■ COLLECTED DATA:
#####
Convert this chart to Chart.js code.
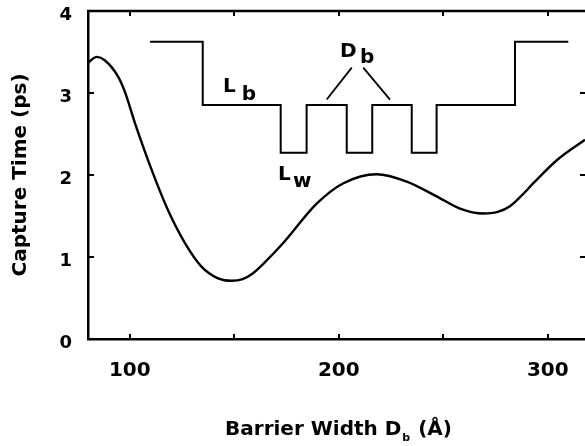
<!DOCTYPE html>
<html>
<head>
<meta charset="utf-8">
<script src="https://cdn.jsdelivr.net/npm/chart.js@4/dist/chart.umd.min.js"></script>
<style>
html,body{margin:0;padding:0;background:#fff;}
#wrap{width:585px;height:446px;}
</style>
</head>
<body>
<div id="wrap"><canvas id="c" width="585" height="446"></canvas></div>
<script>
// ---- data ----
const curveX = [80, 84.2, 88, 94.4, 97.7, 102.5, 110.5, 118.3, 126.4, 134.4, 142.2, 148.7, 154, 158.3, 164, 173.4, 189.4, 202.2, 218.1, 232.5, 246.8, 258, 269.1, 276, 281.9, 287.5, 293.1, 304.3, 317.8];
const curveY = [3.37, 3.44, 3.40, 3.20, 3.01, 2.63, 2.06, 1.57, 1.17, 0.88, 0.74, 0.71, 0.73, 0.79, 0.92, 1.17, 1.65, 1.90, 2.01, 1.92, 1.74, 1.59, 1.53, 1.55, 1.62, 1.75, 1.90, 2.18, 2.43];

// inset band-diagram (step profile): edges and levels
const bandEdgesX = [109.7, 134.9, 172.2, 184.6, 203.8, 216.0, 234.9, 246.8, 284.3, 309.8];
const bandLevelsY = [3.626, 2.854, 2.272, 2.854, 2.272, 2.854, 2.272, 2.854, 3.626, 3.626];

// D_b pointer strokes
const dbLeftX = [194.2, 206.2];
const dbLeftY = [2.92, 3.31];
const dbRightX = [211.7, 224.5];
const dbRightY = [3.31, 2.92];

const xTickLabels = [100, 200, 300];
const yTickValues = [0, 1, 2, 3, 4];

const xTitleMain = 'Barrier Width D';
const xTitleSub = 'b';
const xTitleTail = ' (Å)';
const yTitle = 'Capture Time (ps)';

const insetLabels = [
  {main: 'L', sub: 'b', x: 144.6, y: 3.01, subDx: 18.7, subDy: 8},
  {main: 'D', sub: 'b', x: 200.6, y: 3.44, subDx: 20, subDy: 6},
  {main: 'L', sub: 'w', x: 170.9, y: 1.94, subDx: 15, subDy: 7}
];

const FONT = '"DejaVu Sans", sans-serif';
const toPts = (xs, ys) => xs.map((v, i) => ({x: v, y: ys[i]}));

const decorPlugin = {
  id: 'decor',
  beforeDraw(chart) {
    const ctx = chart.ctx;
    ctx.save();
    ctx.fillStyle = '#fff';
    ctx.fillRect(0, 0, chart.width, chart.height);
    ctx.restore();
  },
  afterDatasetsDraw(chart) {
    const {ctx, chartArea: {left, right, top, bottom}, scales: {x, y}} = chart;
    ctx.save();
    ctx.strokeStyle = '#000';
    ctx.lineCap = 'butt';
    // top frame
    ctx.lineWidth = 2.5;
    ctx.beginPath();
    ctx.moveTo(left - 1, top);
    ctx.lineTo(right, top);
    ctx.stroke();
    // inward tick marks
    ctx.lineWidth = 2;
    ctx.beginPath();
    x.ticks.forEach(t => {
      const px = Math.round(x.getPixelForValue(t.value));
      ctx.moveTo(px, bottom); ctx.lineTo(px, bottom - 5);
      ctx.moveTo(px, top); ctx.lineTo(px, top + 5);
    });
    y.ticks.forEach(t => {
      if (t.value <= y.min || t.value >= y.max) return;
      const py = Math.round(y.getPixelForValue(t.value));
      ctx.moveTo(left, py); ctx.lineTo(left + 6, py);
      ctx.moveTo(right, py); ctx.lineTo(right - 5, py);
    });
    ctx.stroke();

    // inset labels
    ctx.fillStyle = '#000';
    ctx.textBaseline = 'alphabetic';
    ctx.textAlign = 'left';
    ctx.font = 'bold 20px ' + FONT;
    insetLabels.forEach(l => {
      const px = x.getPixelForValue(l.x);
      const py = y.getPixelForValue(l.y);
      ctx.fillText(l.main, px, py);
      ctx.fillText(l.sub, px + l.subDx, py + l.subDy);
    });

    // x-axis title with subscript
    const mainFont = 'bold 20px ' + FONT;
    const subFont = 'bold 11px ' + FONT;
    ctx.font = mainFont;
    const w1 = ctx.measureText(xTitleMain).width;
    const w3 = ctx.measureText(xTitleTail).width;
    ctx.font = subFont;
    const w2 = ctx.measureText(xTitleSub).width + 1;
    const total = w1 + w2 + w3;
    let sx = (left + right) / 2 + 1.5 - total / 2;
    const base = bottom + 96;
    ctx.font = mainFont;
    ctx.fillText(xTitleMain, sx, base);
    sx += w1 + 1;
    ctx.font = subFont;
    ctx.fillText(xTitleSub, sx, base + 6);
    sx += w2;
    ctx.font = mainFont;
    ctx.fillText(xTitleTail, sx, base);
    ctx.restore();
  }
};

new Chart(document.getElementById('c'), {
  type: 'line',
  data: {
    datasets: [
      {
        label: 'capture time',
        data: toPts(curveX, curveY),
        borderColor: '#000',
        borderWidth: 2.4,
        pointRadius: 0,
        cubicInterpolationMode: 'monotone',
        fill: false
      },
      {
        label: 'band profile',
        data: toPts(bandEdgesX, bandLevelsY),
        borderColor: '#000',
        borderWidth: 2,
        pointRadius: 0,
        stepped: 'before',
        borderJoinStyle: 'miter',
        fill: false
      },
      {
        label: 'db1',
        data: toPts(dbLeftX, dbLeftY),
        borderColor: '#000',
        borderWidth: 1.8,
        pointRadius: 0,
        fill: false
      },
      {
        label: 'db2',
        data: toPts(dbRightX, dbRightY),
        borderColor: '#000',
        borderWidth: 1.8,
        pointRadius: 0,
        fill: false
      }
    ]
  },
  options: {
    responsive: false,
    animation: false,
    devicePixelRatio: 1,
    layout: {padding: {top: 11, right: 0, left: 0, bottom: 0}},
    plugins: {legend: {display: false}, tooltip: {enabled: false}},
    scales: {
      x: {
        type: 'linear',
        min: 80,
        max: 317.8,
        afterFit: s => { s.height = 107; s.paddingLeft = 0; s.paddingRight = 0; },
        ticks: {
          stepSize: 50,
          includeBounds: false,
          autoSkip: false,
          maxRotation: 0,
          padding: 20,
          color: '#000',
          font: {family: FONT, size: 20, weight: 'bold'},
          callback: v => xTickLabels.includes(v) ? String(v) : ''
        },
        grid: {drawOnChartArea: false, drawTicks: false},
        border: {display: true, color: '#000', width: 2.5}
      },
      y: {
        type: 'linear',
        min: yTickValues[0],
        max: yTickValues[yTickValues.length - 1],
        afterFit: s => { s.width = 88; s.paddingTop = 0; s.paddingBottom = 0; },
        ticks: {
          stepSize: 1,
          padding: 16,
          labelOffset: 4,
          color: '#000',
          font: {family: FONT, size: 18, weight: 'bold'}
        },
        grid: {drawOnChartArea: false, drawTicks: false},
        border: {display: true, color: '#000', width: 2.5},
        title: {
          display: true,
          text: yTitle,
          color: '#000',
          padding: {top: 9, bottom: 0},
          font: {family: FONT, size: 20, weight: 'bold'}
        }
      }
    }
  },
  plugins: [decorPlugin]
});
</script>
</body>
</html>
#####
■ REQUIRED TASK: From the top of the listing above, repeat each line exactly until you reach the line containing "const toPts = (xs, ys)", and repeat that one too. Leave the pictures out.

■ WRITTEN ANSWER:
Convert this chart to Chart.js code.
<!DOCTYPE html>
<html>
<head>
<meta charset="utf-8">
<script src="https://cdn.jsdelivr.net/npm/chart.js@4/dist/chart.umd.min.js"></script>
<style>
html,body{margin:0;padding:0;background:#fff;}
#wrap{width:585px;height:446px;}
</style>
</head>
<body>
<div id="wrap"><canvas id="c" width="585" height="446"></canvas></div>
<script>
// ---- data ----
const curveX = [80, 84.2, 88, 94.4, 97.7, 102.5, 110.5, 118.3, 126.4, 134.4, 142.2, 148.7, 154, 158.3, 164, 173.4, 189.4, 202.2, 218.1, 232.5, 246.8, 258, 269.1, 276, 281.9, 287.5, 293.1, 304.3, 317.8];
const curveY = [3.37, 3.44, 3.40, 3.20, 3.01, 2.63, 2.06, 1.57, 1.17, 0.88, 0.74, 0.71, 0.73, 0.79, 0.92, 1.17, 1.65, 1.90, 2.01, 1.92, 1.74, 1.59, 1.53, 1.55, 1.62, 1.75, 1.90, 2.18, 2.43];

// inset band-diagram (step profile): edges and levels
const bandEdgesX = [109.7, 134.9, 172.2, 184.6, 203.8, 216.0, 234.9, 246.8, 284.3, 309.8];
const bandLevelsY = [3.626, 2.854, 2.272, 2.854, 2.272, 2.854, 2.272, 2.854, 3.626, 3.626];

// D_b pointer strokes
const dbLeftX = [194.2, 206.2];
const dbLeftY = [2.92, 3.31];
const dbRightX = [211.7, 224.5];
const dbRightY = [3.31, 2.92];

const xTickLabels = [100, 200, 300];
const yTickValues = [0, 1, 2, 3, 4];

const xTitleMain = 'Barrier Width D';
const xTitleSub = 'b';
const xTitleTail = ' (Å)';
const yTitle = 'Capture Time (ps)';

const insetLabels = [
  {main: 'L', sub: 'b', x: 144.6, y: 3.01, subDx: 18.7, subDy: 8},
  {main: 'D', sub: 'b', x: 200.6, y: 3.44, subDx: 20, subDy: 6},
  {main: 'L', sub: 'w', x: 170.9, y: 1.94, subDx: 15, subDy: 7}
];

const FONT = '"DejaVu Sans", sans-serif';
const toPts = (xs, ys) => xs.map((v, i) => ({x: v, y: ys[i]}));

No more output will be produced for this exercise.